Task objective: Restate the full listing word for word and leave the pictures out.

Recorded data:

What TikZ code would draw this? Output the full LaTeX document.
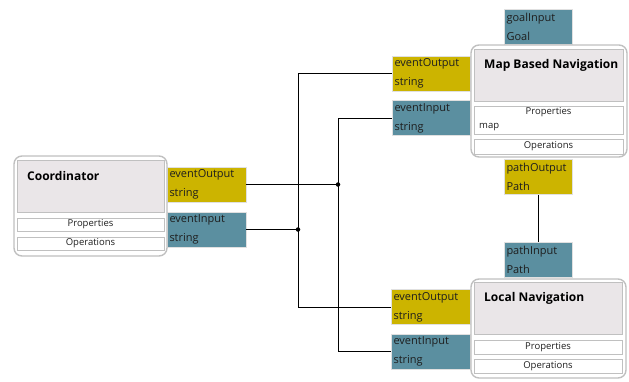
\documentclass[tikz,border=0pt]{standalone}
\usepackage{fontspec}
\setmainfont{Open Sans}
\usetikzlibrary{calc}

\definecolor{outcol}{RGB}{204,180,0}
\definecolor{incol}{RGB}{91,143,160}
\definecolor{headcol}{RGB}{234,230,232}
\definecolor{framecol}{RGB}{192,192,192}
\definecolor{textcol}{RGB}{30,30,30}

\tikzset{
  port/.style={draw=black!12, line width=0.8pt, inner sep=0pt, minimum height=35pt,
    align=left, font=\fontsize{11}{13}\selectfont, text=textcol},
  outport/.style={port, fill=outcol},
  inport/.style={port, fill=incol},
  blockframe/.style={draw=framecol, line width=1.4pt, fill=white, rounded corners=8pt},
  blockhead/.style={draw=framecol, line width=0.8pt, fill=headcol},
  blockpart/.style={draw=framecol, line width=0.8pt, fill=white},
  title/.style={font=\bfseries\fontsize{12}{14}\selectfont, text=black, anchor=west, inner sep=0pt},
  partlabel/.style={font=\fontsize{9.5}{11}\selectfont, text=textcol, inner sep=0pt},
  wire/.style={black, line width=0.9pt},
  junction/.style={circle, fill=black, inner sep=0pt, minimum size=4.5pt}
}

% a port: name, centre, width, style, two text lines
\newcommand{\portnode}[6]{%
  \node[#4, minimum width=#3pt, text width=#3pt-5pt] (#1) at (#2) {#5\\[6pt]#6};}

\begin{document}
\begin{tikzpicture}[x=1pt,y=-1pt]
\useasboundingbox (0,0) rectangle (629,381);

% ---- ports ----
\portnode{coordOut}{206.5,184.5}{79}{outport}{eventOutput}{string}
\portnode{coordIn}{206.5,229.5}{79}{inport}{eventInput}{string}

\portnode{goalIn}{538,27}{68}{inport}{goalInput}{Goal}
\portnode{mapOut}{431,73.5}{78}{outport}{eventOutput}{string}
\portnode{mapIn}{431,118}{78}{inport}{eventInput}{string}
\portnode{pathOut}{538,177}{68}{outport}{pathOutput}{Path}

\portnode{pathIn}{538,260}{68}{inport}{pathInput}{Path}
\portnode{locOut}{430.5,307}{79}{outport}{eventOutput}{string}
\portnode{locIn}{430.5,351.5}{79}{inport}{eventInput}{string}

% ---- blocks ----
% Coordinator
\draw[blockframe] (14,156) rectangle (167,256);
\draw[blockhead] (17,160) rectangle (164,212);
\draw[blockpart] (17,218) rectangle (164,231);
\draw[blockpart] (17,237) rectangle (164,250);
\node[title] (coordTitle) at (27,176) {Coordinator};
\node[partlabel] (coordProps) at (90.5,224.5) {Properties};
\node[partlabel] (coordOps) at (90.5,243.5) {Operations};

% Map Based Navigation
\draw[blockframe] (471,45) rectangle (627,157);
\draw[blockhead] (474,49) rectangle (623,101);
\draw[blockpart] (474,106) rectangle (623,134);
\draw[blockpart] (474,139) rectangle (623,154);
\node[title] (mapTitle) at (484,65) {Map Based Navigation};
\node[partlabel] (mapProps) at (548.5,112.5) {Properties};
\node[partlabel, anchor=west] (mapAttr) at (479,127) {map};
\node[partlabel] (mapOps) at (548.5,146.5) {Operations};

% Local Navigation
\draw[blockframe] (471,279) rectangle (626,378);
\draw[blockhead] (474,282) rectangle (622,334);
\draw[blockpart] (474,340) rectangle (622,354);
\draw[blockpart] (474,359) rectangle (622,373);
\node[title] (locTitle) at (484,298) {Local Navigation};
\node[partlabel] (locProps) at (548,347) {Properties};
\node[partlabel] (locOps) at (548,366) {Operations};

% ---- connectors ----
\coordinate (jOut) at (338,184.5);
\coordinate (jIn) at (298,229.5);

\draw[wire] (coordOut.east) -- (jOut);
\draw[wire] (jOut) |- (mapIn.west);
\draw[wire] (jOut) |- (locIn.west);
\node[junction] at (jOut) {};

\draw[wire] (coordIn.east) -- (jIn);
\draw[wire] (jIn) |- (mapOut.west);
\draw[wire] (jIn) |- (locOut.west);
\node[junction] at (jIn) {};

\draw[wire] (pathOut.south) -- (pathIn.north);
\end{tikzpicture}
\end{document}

Solution to this task:
What TikZ code would draw this? Output the full LaTeX document.
\documentclass[tikz,border=0pt]{standalone}
\usepackage{fontspec}
\setmainfont{Open Sans}
\usetikzlibrary{calc}

\definecolor{outcol}{RGB}{204,180,0}
\definecolor{incol}{RGB}{91,143,160}
\definecolor{headcol}{RGB}{234,230,232}
\definecolor{framecol}{RGB}{192,192,192}
\definecolor{textcol}{RGB}{30,30,30}

\tikzset{
  port/.style={draw=black!12, line width=0.8pt, inner sep=0pt, minimum height=35pt,
    align=left, font=\fontsize{11}{13}\selectfont, text=textcol},
  outport/.style={port, fill=outcol},
  inport/.style={port, fill=incol},
  blockframe/.style={draw=framecol, line width=1.4pt, fill=white, rounded corners=8pt},
  blockhead/.style={draw=framecol, line width=0.8pt, fill=headcol},
  blockpart/.style={draw=framecol, line width=0.8pt, fill=white},
  title/.style={font=\bfseries\fontsize{12}{14}\selectfont, text=black, anchor=west, inner sep=0pt},
  partlabel/.style={font=\fontsize{9.5}{11}\selectfont, text=textcol, inner sep=0pt},
  wire/.style={black, line width=0.9pt},
  junction/.style={circle, fill=black, inner sep=0pt, minimum size=4.5pt}
}

% a port: name, centre, width, style, two text lines
\newcommand{\portnode}[6]{%
  \node[#4, minimum width=#3pt, text width=#3pt-5pt] (#1) at (#2) {#5\\[6pt]#6};}

\begin{document}
\begin{tikzpicture}[x=1pt,y=-1pt]
\useasboundingbox (0,0) rectangle (629,381);

% ---- ports ----
\portnode{coordOut}{206.5,184.5}{79}{outport}{eventOutput}{string}
\portnode{coordIn}{206.5,229.5}{79}{inport}{eventInput}{string}

\portnode{goalIn}{538,27}{68}{inport}{goalInput}{Goal}
\portnode{mapOut}{431,73.5}{78}{outport}{eventOutput}{string}
\portnode{mapIn}{431,118}{78}{inport}{eventInput}{string}
\portnode{pathOut}{538,177}{68}{outport}{pathOutput}{Path}

\portnode{pathIn}{538,260}{68}{inport}{pathInput}{Path}
\portnode{locOut}{430.5,307}{79}{outport}{eventOutput}{string}
\portnode{locIn}{430.5,351.5}{79}{inport}{eventInput}{string}

% ---- blocks ----
% Coordinator
\draw[blockframe] (14,156) rectangle (167,256);
\draw[blockhead] (17,160) rectangle (164,212);
\draw[blockpart] (17,218) rectangle (164,231);
\draw[blockpart] (17,237) rectangle (164,250);
\node[title] (coordTitle) at (27,176) {Coordinator};
\node[partlabel] (coordProps) at (90.5,224.5) {Properties};
\node[partlabel] (coordOps) at (90.5,243.5) {Operations};

% Map Based Navigation
\draw[blockframe] (471,45) rectangle (627,157);
\draw[blockhead] (474,49) rectangle (623,101);
\draw[blockpart] (474,106) rectangle (623,134);
\draw[blockpart] (474,139) rectangle (623,154);
\node[title] (mapTitle) at (484,65) {Map Based Navigation};
\node[partlabel] (mapProps) at (548.5,112.5) {Properties};
\node[partlabel, anchor=west] (mapAttr) at (479,127) {map};
\node[partlabel] (mapOps) at (548.5,146.5) {Operations};

% Local Navigation
\draw[blockframe] (471,279) rectangle (626,378);
\draw[blockhead] (474,282) rectangle (622,334);
\draw[blockpart] (474,340) rectangle (622,354);
\draw[blockpart] (474,359) rectangle (622,373);
\node[title] (locTitle) at (484,298) {Local Navigation};
\node[partlabel] (locProps) at (548,347) {Properties};
\node[partlabel] (locOps) at (548,366) {Operations};

% ---- connectors ----
\coordinate (jOut) at (338,184.5);
\coordinate (jIn) at (298,229.5);

\draw[wire] (coordOut.east) -- (jOut);
\draw[wire] (jOut) |- (mapIn.west);
\draw[wire] (jOut) |- (locIn.west);
\node[junction] at (jOut) {};

\draw[wire] (coordIn.east) -- (jIn);
\draw[wire] (jIn) |- (mapOut.west);
\draw[wire] (jIn) |- (locOut.west);
\node[junction] at (jIn) {};

\draw[wire] (pathOut.south) -- (pathIn.north);
\end{tikzpicture}
\end{document}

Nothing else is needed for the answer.